Let us assume that a team of investigators performs a whole genome association study to test whether any of 100,000 gene polymorphisms are associated with susceptibility to schizophrenia. Based on what we know about the extent of heritability of the disease, it is reasonable to expect that probably around ten gene polymorphisms among those tested would be truly associated with schizophrenia, with relatively similar odds ratios around 1.3 for the ten or so polymorphisms and with a fairly similar power to identify any of them. Then R = 10/100,000 = 10−4, and the pre-study probability for any polymorphism to be associated with schizophrenia is also R/(R + 1) = 10−4. Let us also suppose that the study has 60% power to find an association with an odds ratio of 1.3 at α = 0.05. Then it can be estimated that if a statistically significant association is found with the p-value barely crossing the 0.05 threshold, the post-study probability that this is true increases about 12-fold compared with the pre-study probability, but it is still only 12 × 10−4.

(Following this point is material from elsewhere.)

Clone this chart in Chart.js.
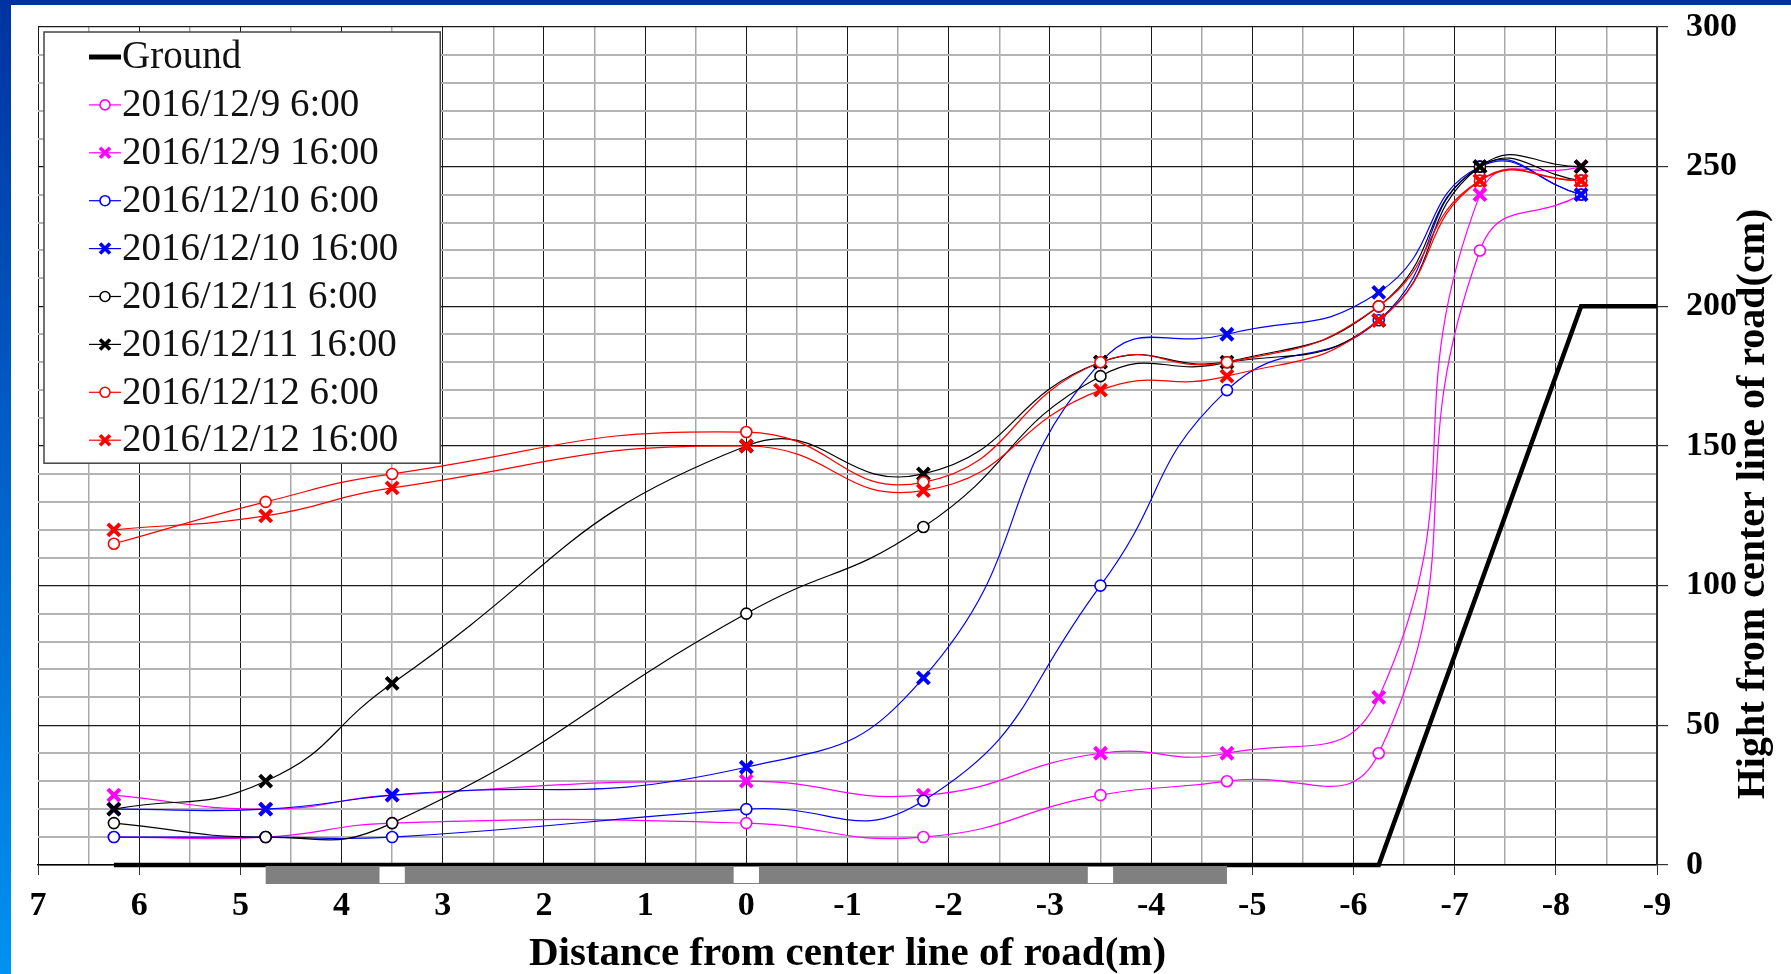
<!DOCTYPE html>
<html>
<head>
<meta charset="utf-8">
<title>Snow height profile</title>
<script src="https://cdn.jsdelivr.net/npm/chart.js@4.4.1/dist/chart.umd.min.js"></script>
<style>
  html, body { margin: 0; padding: 0; background: #fff; overflow: hidden; }
  #wrap { position: relative; width: 1791px; height: 974px; }
  #wrap canvas { position: absolute; left: 0; top: 0; }
  #topband { position: absolute; left: 0; top: 0; width: 1791px; height: 5px; background: #0033a0; }
  #leftband { position: absolute; left: 0; top: 0; width: 11px; height: 974px; background: linear-gradient(#0033a0, #0092f2); }
</style>
</head>
<body>
<div id="wrap">
  <canvas id="profileChart" width="1791" height="974"></canvas>
  <div id="topband"></div>
  <div id="leftband"></div>
</div>
<script>
// measuring points (m from the road centre line)
var distances = [6.25, 4.75, 3.5, 0, -1.75, -3.5, -4.75, -6.25, -7.25, -8.25];

// snow surface height (cm) at each measuring point
var dec9am = [10, 10, 15, 15, 10, 25, 30, 40, 220, 240];
var dec9pm = [25, 20, 25, 30, 25, 40, 40, 60, 240, 250];
var dec10am = [10, 10, 10, 20, 23, 100, 170, 195, 250, 240];
var dec10pm = [20, 20, 25, 35, 67, 180, 190, 205, 250, 240];
var dec11am = [15, 10, 15, 90, 121, 175, 180, 200, 250, 245];
var dec11pm = [20, 30, 65, 150, 140, 180, 180, 195, 250, 250];
var dec12am = [115, 130, 140, 155, 137, 180, 180, 200, 245, 245];
var dec12pm = [120, 125, 135, 150, 134, 170, 175, 195, 245, 245];

// ground profile
var groundX = [6.25, -6.25, -8.25, -9];
var groundY = [0, 0, 200, 200];

// road surface under the axis, with its lane marks
var roadEdges = [4.75, -4.75];
var roadMarks = [3.5, 0, -3.5];

// labelled ticks
var xLabelValues = [7, 6, 5, 4, 3, 2, 1, 0, -1, -2, -3, -4, -5, -6, -7, -8, -9];
var yLabelValues = [0, 50, 100, 150, 200, 250, 300];

var serif = '"Liberation Serif", "Times New Roman", serif';

function series(label, values, color, marker) {
  var isCross = marker === 'x';
  return {
    label: label,
    data: values.map(function (v, i) { return { x: distances[i], y: v }; }),
    borderColor: color,
    borderWidth: 1.2,
    backgroundColor: '#fff',
    pointStyle: isCross ? 'crossRot' : 'circle',
    pointRadius: isCross ? 8.5 : 5.5,
    pointBorderWidth: isCross ? 4 : 1.6,
    pointBackgroundColor: '#fff',
    pointBorderColor: color,
    tension: 0.5,
    fill: false,
    marker: marker
  };
}

var datasets = [
  {
    label: 'Ground',
    data: groundX.map(function (x, i) { return { x: x, y: groundY[i] }; }),
    borderColor: '#000',
    borderWidth: 4.5,
    pointRadius: 0,
    tension: 0,
    fill: false,
    clip: false,
    marker: 'none'
  },
  series('2016/12/9 6:00', dec9am, '#ff00ff', 'o'),
  series('2016/12/9 16:00', dec9pm, '#ff00ff', 'x'),
  series('2016/12/10 6:00', dec10am, '#0000ff', 'o'),
  series('2016/12/10 16:00', dec10pm, '#0000ff', 'x'),
  series('2016/12/11 6:00', dec11am, '#000000', 'o'),
  series('2016/12/11 16:00', dec11pm, '#000000', 'x'),
  series('2016/12/12 6:00', dec12am, '#ff0000', 'o'),
  series('2016/12/12 16:00', dec12pm, '#ff0000', 'x')
];
// later series are drawn on top, like the original
datasets.forEach(function (d, i) { d.order = -i; });

// grey road band with white marks, under the x axis
var roadBand = {
  id: 'roadBand',
  afterDatasetsDraw: function (chart) {
    var ctx = chart.ctx;
    var xs = chart.scales.x;
    var top = chart.chartArea.bottom + 1;
    var x0 = xs.getPixelForValue(roadEdges[0]);
    var x1 = xs.getPixelForValue(roadEdges[1]);
    ctx.save();
    ctx.fillStyle = '#808080';
    ctx.fillRect(x0, top, x1 - x0, 18);
    ctx.fillStyle = '#fff';
    roadMarks.forEach(function (m) {
      var a = xs.getPixelForValue(m + 0.125);
      var b = xs.getPixelForValue(m - 0.125);
      ctx.fillRect(a, top + 1, b - a, 16);
    });
    ctx.restore();
  }
};

// boxed legend in the upper left corner of the plot
var legendPanel = {
  id: 'legendPanel',
  afterDatasetsDraw: function (chart) {
    var ctx = chart.ctx;
    var area = chart.chartArea;
    var sets = chart.data.datasets;
    var boxX = area.left + 6, boxY = area.top + 5, rowH = 47.9;
    ctx.save();
    ctx.font = '39px ' + serif;
    var widest = 0;
    sets.forEach(function (d) { widest = Math.max(widest, ctx.measureText(d.label).width); });
    var boxW = 78 + widest + 42;
    var boxH = 25 + rowH * (sets.length - 1) + 23;
    ctx.fillStyle = '#fff';
    ctx.fillRect(boxX, boxY, boxW, boxH);
    ctx.strokeStyle = '#444';
    ctx.lineWidth = 1.5;
    ctx.strokeRect(boxX, boxY, boxW, boxH);

    sets.forEach(function (d, i) {
      var cy = boxY + 25 + i * rowH;
      var lx0 = boxX + 45, lx1 = boxX + 77, cx = (lx0 + lx1) / 2;
      ctx.strokeStyle = d.borderColor;
      ctx.lineWidth = d.marker === 'none' ? 5 : 1.2;
      ctx.beginPath();
      ctx.moveTo(lx0, cy);
      ctx.lineTo(lx1, cy);
      ctx.stroke();
      if (d.marker === 'o') {
        ctx.lineWidth = 1.6;
        ctx.fillStyle = '#fff';
        ctx.beginPath();
        ctx.arc(cx, cy, 5, 0, Math.PI * 2);
        ctx.fill();
        ctx.stroke();
      } else if (d.marker === 'x') {
        var r = 5;
        ctx.lineWidth = 3.6;
        ctx.beginPath();
        ctx.moveTo(cx - r, cy - r); ctx.lineTo(cx + r, cy + r);
        ctx.moveTo(cx + r, cy - r); ctx.lineTo(cx - r, cy + r);
        ctx.stroke();
      }
      ctx.fillStyle = '#111';
      ctx.textBaseline = 'middle';
      ctx.textAlign = 'left';
      ctx.fillText(d.label, boxX + 78, cy + 1);
    });
    ctx.restore();
  }
};

// y title reads bottom to top, on the right side
var yTitle = {
  id: 'yTitle',
  afterDraw: function (chart) {
    var ctx = chart.ctx;
    var ys = chart.scales.y;
    ctx.save();
    ctx.translate(ys.right - 37, 504);
    ctx.rotate(-Math.PI / 2);
    ctx.font = 'bold 40px ' + serif;
    ctx.fillStyle = '#000';
    ctx.textAlign = 'center';
    ctx.textBaseline = 'middle';
    ctx.fillText('Hight from center line of road(cm)', 0, 0);
    ctx.restore();
  }
};

var config = {
  type: 'line',
  data: { datasets: datasets },
  options: {
    responsive: false,
    animation: false,
    layout: { padding: { left: 38, top: 27, right: 0, bottom: 0 } },
    plugins: {
      legend: { display: false },
      tooltip: { enabled: false }
    },
    scales: {
      x: {
        type: 'linear',
        reverse: true,
        min: -9,
        max: 7,
        afterFit: function (s) { s.height = 109; },
        ticks: {
          stepSize: 0.5,
          autoSkip: false,
          maxRotation: 0,
          padding: 11,
          color: '#000',
          font: { family: serif, size: 34, weight: 'bold' },
          callback: function (v) { return xLabelValues.indexOf(v) >= 0 ? String(v) : ''; }
        },
        grid: {
          color: function (c) { return Number.isInteger(c.tick.value) ? '#1a1a1a' : '#a8a8a8'; },
          lineWidth: function (c) { return Number.isInteger(c.tick.value) ? 1 : 1.5; },
          tickColor: function (c) { return Number.isInteger(c.tick.value) ? '#333' : 'rgba(0,0,0,0)'; },
          tickLength: 10
        },
        border: { color: '#000', width: 1.5 },
        title: {
          display: true,
          text: 'Distance from center line of road(m)',
          color: '#000',
          font: { family: serif, size: 41, weight: 'bold' },
          padding: { top: 0, bottom: -5 }
        }
      },
      y: {
        type: 'linear',
        position: 'right',
        min: 0,
        max: 300,
        afterFit: function (s) {
          s.width = 134;
          // keep the plot top where the original has it
          s.paddingTop = 0;
          s.paddingBottom = 0;
        },
        ticks: {
          stepSize: 10,
          autoSkip: false,
          padding: 18,
          color: '#000',
          font: { family: serif, size: 34, weight: 'bold' },
          callback: function (v) { return yLabelValues.indexOf(v) >= 0 ? String(v) : ''; }
        },
        grid: {
          color: function (c) { return c.tick.value % 50 === 0 ? '#1a1a1a' : '#b4b4b4'; },
          lineWidth: function (c) { return c.tick.value % 50 === 0 ? 1.2 : 2; },
          tickColor: function (c) { return c.tick.value % 50 === 0 ? '#333' : 'rgba(0,0,0,0)'; },
          tickLength: 11
        },
        border: { color: '#333', width: 1.5 }
      }
    }
  },
  plugins: [roadBand, legendPanel, yTitle]
};

var ctx = document.getElementById('profileChart').getContext('2d');
window.profileChart = new Chart(ctx, config);
</script>
</body>
</html>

Now let us suppose that the investigators manipulate their design, analyses, and reporting so as to make more relationships cross the p = 0.05 threshold even though this would not have been crossed with a perfectly adhered to design and analysis and with perfect comprehensive reporting of the results, strictly according to the original study plan. Such manipulation could be done, for example, with serendipitous inclusion or exclusion of certain patients or controls, post hoc subgroup analyses, investigation of genetic contrasts that were not originally specified, changes in the disease or control definitions, and various combinations of selective or distorted reporting of the results. Commercially available “data mining” packages actually are proud of their ability to yield statistically significant results through data dredging. In the presence of bias with u = 0.10, the post-study probability that a research finding is true is only 4.4 × 10−4. Furthermore, even in the absence of any bias, when ten independent research teams perform similar experiments around the world, if one of them finds a formally statistically significant association, the probability that the research finding is true is only 1.5 × 10−4, hardly any higher than the probability we had before any of this extensive research was undertaken!